Identify the lines that contain the string "matplotlib" and copy all of them.

....

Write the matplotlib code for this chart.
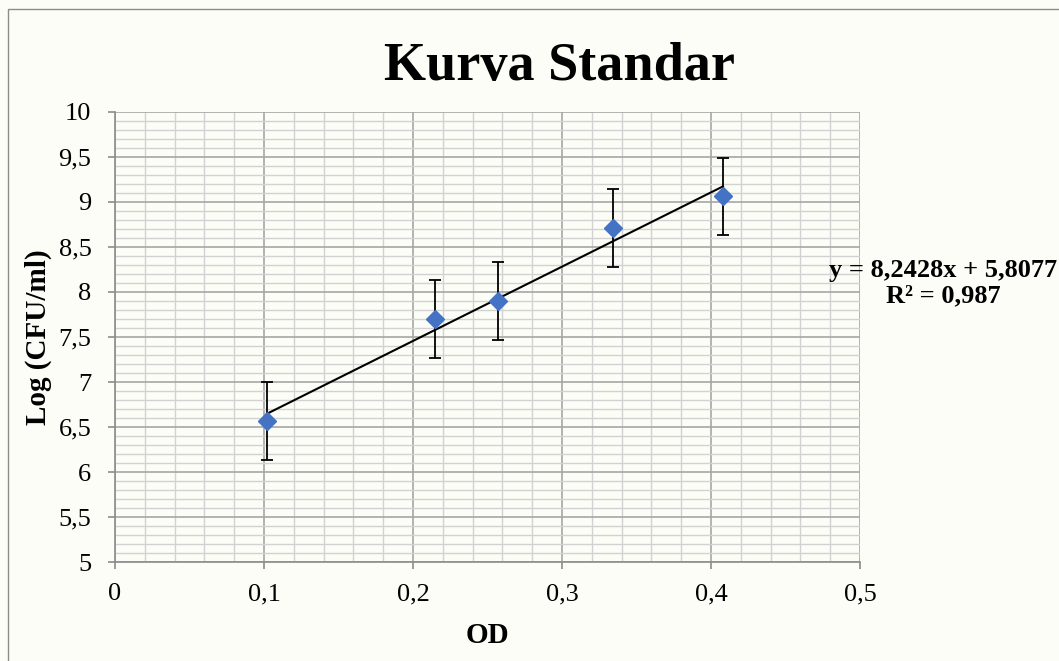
import numpy as np
import matplotlib
matplotlib.use("Agg")
import matplotlib.pyplot as plt
from matplotlib.patches import Rectangle
from matplotlib.ticker import MultipleLocator, FuncFormatter

# Data
od = [0.102, 0.215, 0.257, 0.334, 0.408]
log_cfu = [6.57, 7.70, 7.90, 8.71, 9.06]
err = [0.43, 0.43, 0.43, 0.43, 0.43]

# Linear trendline shown on the chart
slope = 8.2428
intercept = 5.8077
r2 = 0.987

plt.rcParams['font.family'] = ['Liberation Serif', 'DejaVu Serif']

BG = '#fdfdf7'

fig = plt.figure(figsize=(10.59, 6.61), dpi=100, facecolor=BG)
ax = fig.add_axes([115 / 1059, 1 - 562.3 / 661, 745 / 1059, 450.6 / 661])
ax.set_facecolor(BG)

# chart area border (Excel style)
fig.patches.append(Rectangle((8 / 1059, -0.1), 1.2, 1 - 9 / 661 + 0.1,
                             transform=fig.transFigure, fill=False,
                             edgecolor='#8c8c8c', lw=1.0))

ax.set_xlim(0, 0.5)
ax.set_ylim(5, 10)
ax.xaxis.set_major_locator(MultipleLocator(0.1))
ax.xaxis.set_minor_locator(MultipleLocator(0.02))
ax.yaxis.set_major_locator(MultipleLocator(0.5))
ax.yaxis.set_minor_locator(MultipleLocator(0.1))

comma = FuncFormatter(lambda v, p: f"{v:g}".replace('.', ','))
ax.xaxis.set_major_formatter(comma)
ax.yaxis.set_major_formatter(comma)

ax.grid(which='major', color='#a6a6a6', lw=1.2)
ax.grid(which='minor', color='#d2d2d2', lw=1.0)
ax.set_axisbelow(True)

for side in ['top', 'right']:
    ax.spines[side].set_visible(False)
for side in ['left', 'bottom']:
    ax.spines[side].set_color('#8c8c8c')
    ax.spines[side].set_linewidth(1.2)

ax.tick_params(which='major', direction='out', length=5, width=1.2,
               color='#8c8c8c', labelsize=19)
ax.tick_params(axis='y', pad=12)
ax.tick_params(axis='x', pad=10)
ax.tick_params(which='minor', length=0)

# trendline
xt = np.array([od[0], od[-1]])
ax.plot(xt, slope * xt + intercept, color='black', lw=1.5, zorder=3)

ax.errorbar(od, log_cfu, yerr=err, fmt='none', ecolor='black',
            elinewidth=1.3, capsize=4.3, capthick=1.3, zorder=4)
ax.plot(od, log_cfu, 'D', color='#4472c4', ms=9.5, zorder=5)

fig.text(560 / 1059, 1 - 67 / 661, 'Kurva Standar', ha='center', va='center',
         fontsize=39, fontweight='bold')
ax.set_xlabel('OD', fontsize=21, fontweight='bold', labelpad=12)
ax.set_ylabel('Log (CFU/ml)', fontsize=21, fontweight='bold', labelpad=5)

eq = f"y = {slope:.4f}x + {intercept:.4f}".replace('.', ',')
r2_txt = f"R² = {r2:.3f}".replace('.', ',')
fig.text(943 / 1059, 1 - 283 / 661, eq + "\n" + r2_txt, ha='center', va='center',
         multialignment='center', fontsize=19, fontweight='bold', linespacing=1.1)

fig.savefig('out.png', dpi=100, facecolor=BG)
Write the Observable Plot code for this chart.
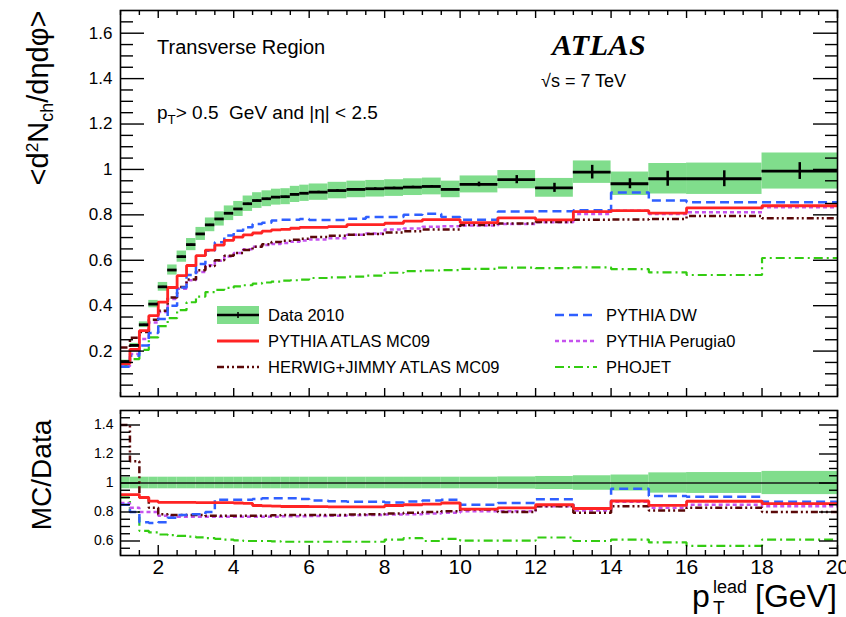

....

**Response for this exercise**
Write the matplotlib code for this chart.
import matplotlib
matplotlib.use("Agg")
import matplotlib.pyplot as plt
from matplotlib.patches import Rectangle
from matplotlib.ticker import MultipleLocator, FuncFormatter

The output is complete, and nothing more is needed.